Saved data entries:
____

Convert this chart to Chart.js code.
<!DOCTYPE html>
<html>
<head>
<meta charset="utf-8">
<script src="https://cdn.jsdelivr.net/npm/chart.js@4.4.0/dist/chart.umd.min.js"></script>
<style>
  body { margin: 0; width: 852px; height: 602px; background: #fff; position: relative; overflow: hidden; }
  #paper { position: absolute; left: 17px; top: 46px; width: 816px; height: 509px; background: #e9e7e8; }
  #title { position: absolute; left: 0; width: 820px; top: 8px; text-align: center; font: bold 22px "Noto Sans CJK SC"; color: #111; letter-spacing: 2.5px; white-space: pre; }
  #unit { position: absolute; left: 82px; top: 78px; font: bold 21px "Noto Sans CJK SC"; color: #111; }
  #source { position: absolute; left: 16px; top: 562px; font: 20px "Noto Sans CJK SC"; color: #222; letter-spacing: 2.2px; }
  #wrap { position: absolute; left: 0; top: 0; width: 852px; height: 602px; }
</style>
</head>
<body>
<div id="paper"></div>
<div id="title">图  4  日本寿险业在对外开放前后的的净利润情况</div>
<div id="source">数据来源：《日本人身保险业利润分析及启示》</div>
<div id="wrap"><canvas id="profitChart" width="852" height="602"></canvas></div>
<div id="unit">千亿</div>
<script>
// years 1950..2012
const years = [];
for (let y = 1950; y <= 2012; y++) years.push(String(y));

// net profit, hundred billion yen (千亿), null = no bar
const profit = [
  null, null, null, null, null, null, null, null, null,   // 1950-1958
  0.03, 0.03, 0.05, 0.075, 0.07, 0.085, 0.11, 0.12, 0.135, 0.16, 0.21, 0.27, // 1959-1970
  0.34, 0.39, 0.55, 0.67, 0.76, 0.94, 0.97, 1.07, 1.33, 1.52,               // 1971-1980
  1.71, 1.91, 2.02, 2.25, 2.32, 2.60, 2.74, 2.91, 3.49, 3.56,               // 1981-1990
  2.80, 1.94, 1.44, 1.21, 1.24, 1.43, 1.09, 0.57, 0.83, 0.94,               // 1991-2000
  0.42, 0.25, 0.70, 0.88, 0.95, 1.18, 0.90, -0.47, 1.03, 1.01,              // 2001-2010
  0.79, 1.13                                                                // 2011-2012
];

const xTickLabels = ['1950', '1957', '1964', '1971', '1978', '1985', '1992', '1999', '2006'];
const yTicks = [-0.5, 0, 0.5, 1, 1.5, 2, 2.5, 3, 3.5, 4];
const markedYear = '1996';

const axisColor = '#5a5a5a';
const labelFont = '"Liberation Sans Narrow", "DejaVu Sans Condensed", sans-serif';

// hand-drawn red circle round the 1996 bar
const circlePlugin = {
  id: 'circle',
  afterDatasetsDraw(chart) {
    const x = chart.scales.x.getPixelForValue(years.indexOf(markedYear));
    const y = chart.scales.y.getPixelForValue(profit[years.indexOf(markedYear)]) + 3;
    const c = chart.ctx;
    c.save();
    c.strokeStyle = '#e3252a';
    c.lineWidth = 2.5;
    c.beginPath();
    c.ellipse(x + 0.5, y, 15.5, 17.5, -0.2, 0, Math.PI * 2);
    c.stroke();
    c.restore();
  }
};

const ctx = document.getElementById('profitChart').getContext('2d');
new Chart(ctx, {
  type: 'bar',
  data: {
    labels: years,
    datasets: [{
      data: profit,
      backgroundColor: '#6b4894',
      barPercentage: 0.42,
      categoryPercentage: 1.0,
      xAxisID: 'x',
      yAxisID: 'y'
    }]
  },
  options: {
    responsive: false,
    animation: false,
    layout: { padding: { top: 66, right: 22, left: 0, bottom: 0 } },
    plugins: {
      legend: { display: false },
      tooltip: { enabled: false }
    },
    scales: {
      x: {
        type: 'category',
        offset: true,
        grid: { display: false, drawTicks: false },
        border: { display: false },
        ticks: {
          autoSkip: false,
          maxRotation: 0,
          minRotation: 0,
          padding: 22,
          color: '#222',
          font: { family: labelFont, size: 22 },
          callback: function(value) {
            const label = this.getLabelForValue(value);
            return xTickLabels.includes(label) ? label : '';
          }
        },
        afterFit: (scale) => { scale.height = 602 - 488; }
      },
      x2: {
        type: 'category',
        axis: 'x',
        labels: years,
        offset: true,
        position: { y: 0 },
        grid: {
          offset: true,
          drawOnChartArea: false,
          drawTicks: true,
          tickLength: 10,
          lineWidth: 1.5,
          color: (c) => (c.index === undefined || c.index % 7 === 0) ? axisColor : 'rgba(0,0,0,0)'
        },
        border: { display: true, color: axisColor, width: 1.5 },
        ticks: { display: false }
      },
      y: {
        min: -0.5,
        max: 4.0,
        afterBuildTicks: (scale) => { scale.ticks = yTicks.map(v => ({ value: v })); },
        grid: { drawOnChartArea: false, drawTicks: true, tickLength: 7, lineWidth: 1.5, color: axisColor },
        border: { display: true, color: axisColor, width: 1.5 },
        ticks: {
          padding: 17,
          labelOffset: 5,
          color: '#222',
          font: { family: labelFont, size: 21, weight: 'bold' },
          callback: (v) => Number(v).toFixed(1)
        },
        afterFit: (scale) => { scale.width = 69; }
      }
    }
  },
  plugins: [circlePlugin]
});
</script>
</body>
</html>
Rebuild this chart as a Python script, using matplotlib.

____

_WHAT YOU NEED TO DO:_ Write out the whole listing again, exactly as it stands.

_WRITTEN REPLY:_
Convert this chart to Chart.js code.
<!DOCTYPE html>
<html>
<head>
<meta charset="utf-8">
<script src="https://cdn.jsdelivr.net/npm/chart.js@4.4.0/dist/chart.umd.min.js"></script>
<style>
  body { margin: 0; width: 852px; height: 602px; background: #fff; position: relative; overflow: hidden; }
  #paper { position: absolute; left: 17px; top: 46px; width: 816px; height: 509px; background: #e9e7e8; }
  #title { position: absolute; left: 0; width: 820px; top: 8px; text-align: center; font: bold 22px "Noto Sans CJK SC"; color: #111; letter-spacing: 2.5px; white-space: pre; }
  #unit { position: absolute; left: 82px; top: 78px; font: bold 21px "Noto Sans CJK SC"; color: #111; }
  #source { position: absolute; left: 16px; top: 562px; font: 20px "Noto Sans CJK SC"; color: #222; letter-spacing: 2.2px; }
  #wrap { position: absolute; left: 0; top: 0; width: 852px; height: 602px; }
</style>
</head>
<body>
<div id="paper"></div>
<div id="title">图  4  日本寿险业在对外开放前后的的净利润情况</div>
<div id="source">数据来源：《日本人身保险业利润分析及启示》</div>
<div id="wrap"><canvas id="profitChart" width="852" height="602"></canvas></div>
<div id="unit">千亿</div>
<script>
// years 1950..2012
const years = [];
for (let y = 1950; y <= 2012; y++) years.push(String(y));

// net profit, hundred billion yen (千亿), null = no bar
const profit = [
  null, null, null, null, null, null, null, null, null,   // 1950-1958
  0.03, 0.03, 0.05, 0.075, 0.07, 0.085, 0.11, 0.12, 0.135, 0.16, 0.21, 0.27, // 1959-1970
  0.34, 0.39, 0.55, 0.67, 0.76, 0.94, 0.97, 1.07, 1.33, 1.52,               // 1971-1980
  1.71, 1.91, 2.02, 2.25, 2.32, 2.60, 2.74, 2.91, 3.49, 3.56,               // 1981-1990
  2.80, 1.94, 1.44, 1.21, 1.24, 1.43, 1.09, 0.57, 0.83, 0.94,               // 1991-2000
  0.42, 0.25, 0.70, 0.88, 0.95, 1.18, 0.90, -0.47, 1.03, 1.01,              // 2001-2010
  0.79, 1.13                                                                // 2011-2012
];

const xTickLabels = ['1950', '1957', '1964', '1971', '1978', '1985', '1992', '1999', '2006'];
const yTicks = [-0.5, 0, 0.5, 1, 1.5, 2, 2.5, 3, 3.5, 4];
const markedYear = '1996';

const axisColor = '#5a5a5a';
const labelFont = '"Liberation Sans Narrow", "DejaVu Sans Condensed", sans-serif';

// hand-drawn red circle round the 1996 bar
const circlePlugin = {
  id: 'circle',
  afterDatasetsDraw(chart) {
    const x = chart.scales.x.getPixelForValue(years.indexOf(markedYear));
    const y = chart.scales.y.getPixelForValue(profit[years.indexOf(markedYear)]) + 3;
    const c = chart.ctx;
    c.save();
    c.strokeStyle = '#e3252a';
    c.lineWidth = 2.5;
    c.beginPath();
    c.ellipse(x + 0.5, y, 15.5, 17.5, -0.2, 0, Math.PI * 2);
    c.stroke();
    c.restore();
  }
};

const ctx = document.getElementById('profitChart').getContext('2d');
new Chart(ctx, {
  type: 'bar',
  data: {
    labels: years,
    datasets: [{
      data: profit,
      backgroundColor: '#6b4894',
      barPercentage: 0.42,
      categoryPercentage: 1.0,
      xAxisID: 'x',
      yAxisID: 'y'
    }]
  },
  options: {
    responsive: false,
    animation: false,
    layout: { padding: { top: 66, right: 22, left: 0, bottom: 0 } },
    plugins: {
      legend: { display: false },
      tooltip: { enabled: false }
    },
    scales: {
      x: {
        type: 'category',
        offset: true,
        grid: { display: false, drawTicks: false },
        border: { display: false },
        ticks: {
          autoSkip: false,
          maxRotation: 0,
          minRotation: 0,
          padding: 22,
          color: '#222',
          font: { family: labelFont, size: 22 },
          callback: function(value) {
            const label = this.getLabelForValue(value);
            return xTickLabels.includes(label) ? label : '';
          }
        },
        afterFit: (scale) => { scale.height = 602 - 488; }
      },
      x2: {
        type: 'category',
        axis: 'x',
        labels: years,
        offset: true,
        position: { y: 0 },
        grid: {
          offset: true,
          drawOnChartArea: false,
          drawTicks: true,
          tickLength: 10,
          lineWidth: 1.5,
          color: (c) => (c.index === undefined || c.index % 7 === 0) ? axisColor : 'rgba(0,0,0,0)'
        },
        border: { display: true, color: axisColor, width: 1.5 },
        ticks: { display: false }
      },
      y: {
        min: -0.5,
        max: 4.0,
        afterBuildTicks: (scale) => { scale.ticks = yTicks.map(v => ({ value: v })); },
        grid: { drawOnChartArea: false, drawTicks: true, tickLength: 7, lineWidth: 1.5, color: axisColor },
        border: { display: true, color: axisColor, width: 1.5 },
        ticks: {
          padding: 17,
          labelOffset: 5,
          color: '#222',
          font: { family: labelFont, size: 21, weight: 'bold' },
          callback: (v) => Number(v).toFixed(1)
        },
        afterFit: (scale) => { scale.width = 69; }
      }
    }
  },
  plugins: [circlePlugin]
});
</script>
</body>
</html>
Rebuild this chart as a Python script, using matplotlib.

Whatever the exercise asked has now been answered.